Extract only the first line of the listing and every line after it up to and including the one with "import plotly.graph_objects as go". Omit the pictures.

• • •

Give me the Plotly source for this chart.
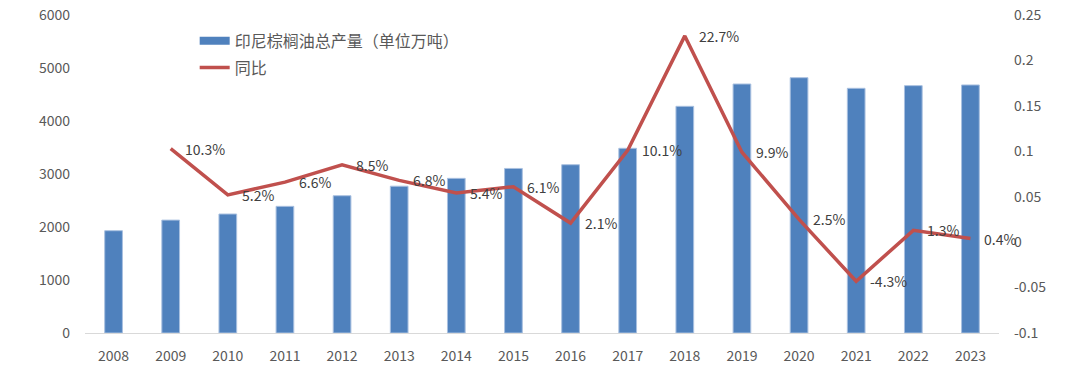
import plotly.graph_objects as go

years = ["2008", "2009", "2010", "2011", "2012", "2013", "2014", "2015",
         "2016", "2017", "2018", "2019", "2020", "2021", "2022", "2023"]
production = [1930, 2130, 2245, 2390, 2590, 2770, 2918, 3105,
              3175, 3485, 4277, 4698, 4817, 4617, 4667, 4680]
yoy = [None, 0.103, 0.052, 0.066, 0.085, 0.068, 0.054, 0.061,
       0.021, 0.101, 0.227, 0.099, 0.025, -0.043, 0.013, 0.004]
bar_name = "印尼棕榈油总产量（单位万吨）"
line_name = "同比"
left_ticks = [0, 1000, 2000, 3000, 4000, 5000, 6000]
right_ticks = [-0.1, -0.05, 0, 0.05, 0.1, 0.15, 0.2, 0.25]
right_tick_text = ["-0.1", "-0.05", "0", "0.05", "0.1", "0.15", "0.2", "0.25"]

FONT = "Noto Sans CJK SC, Noto Sans, sans-serif"
BLUE = "#4F81BD"
RED = "#C0504D"

fig = go.Figure()
fig.add_trace(go.Bar(
    x=years, y=production, name=bar_name, showlegend=False,
    marker=dict(color=BLUE, line=dict(color="#A9C0E0", width=1)),
))
# legend entry for bars (wide rectangle swatch like the original)
fig.add_trace(go.Scatter(
    x=[years[0]], y=[None], name=bar_name, mode="lines",
    line=dict(color=BLUE, width=8), legendgroup="a", hoverinfo="skip",
))
fig.add_trace(go.Scatter(
    x=years, y=yoy, name=line_name, yaxis="y2", mode="lines",
    line=dict(color=RED, width=3.5), legendgroup="b",
))

# data labels (category index used for x position)
for i, v in enumerate(yoy):
    if v is None:
        continue
    fig.add_annotation(
        x=i, y=v, xref="x", yref="y2", text=f"{v*100:.1f}%",
        showarrow=False, xanchor="left", yanchor="middle", xshift=12,
        font=dict(size=14, color="#404040", family=FONT),
    )

# page body has an 8px margin, so the figure is offset by 8px
fig.update_layout(
    width=1072, height=359,
    margin=dict(l=77, r=81, t=7, b=34),
    paper_bgcolor="white", plot_bgcolor="white",
    font=dict(family=FONT, size=14, color="#595959"),
    bargap=0.69,
    showlegend=True,
    legend=dict(x=0.12, y=0.972, xanchor="left", yanchor="top",
                font=dict(size=16, color="#595959"),
                bgcolor="rgba(0,0,0,0)", tracegroupgap=3),
    xaxis=dict(type="category", categoryorder="array", categoryarray=years,
               range=[-0.5, len(years) - 0.5],
               showline=True, linecolor="#D9D9D9", linewidth=1,
               showgrid=False, ticks="", tickfont=dict(size=14, color="#595959"),
               ticklabelstandoff=10, automargin=False, ticklabeloverflow="allow"),
    yaxis=dict(range=[0, 6000], tickvals=left_ticks, showgrid=False, zeroline=False,
               showline=False, ticks="", tickfont=dict(size=14, color="#595959"),
               ticklabelstandoff=14, automargin=False, ticklabeloverflow="allow"),
    yaxis2=dict(range=[-0.1, 0.25], tickvals=right_ticks, ticktext=right_tick_text,
                overlaying="y", side="right", showgrid=False, zeroline=False,
                showline=False, ticks="", tickfont=dict(size=14, color="#595959"),
                ticklabelstandoff=14, automargin=False, ticklabeloverflow="allow"),
)

fig.write_html("out.html")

• • •

Solution ▸
Give me the Plotly source for this chart.
import plotly.graph_objects as go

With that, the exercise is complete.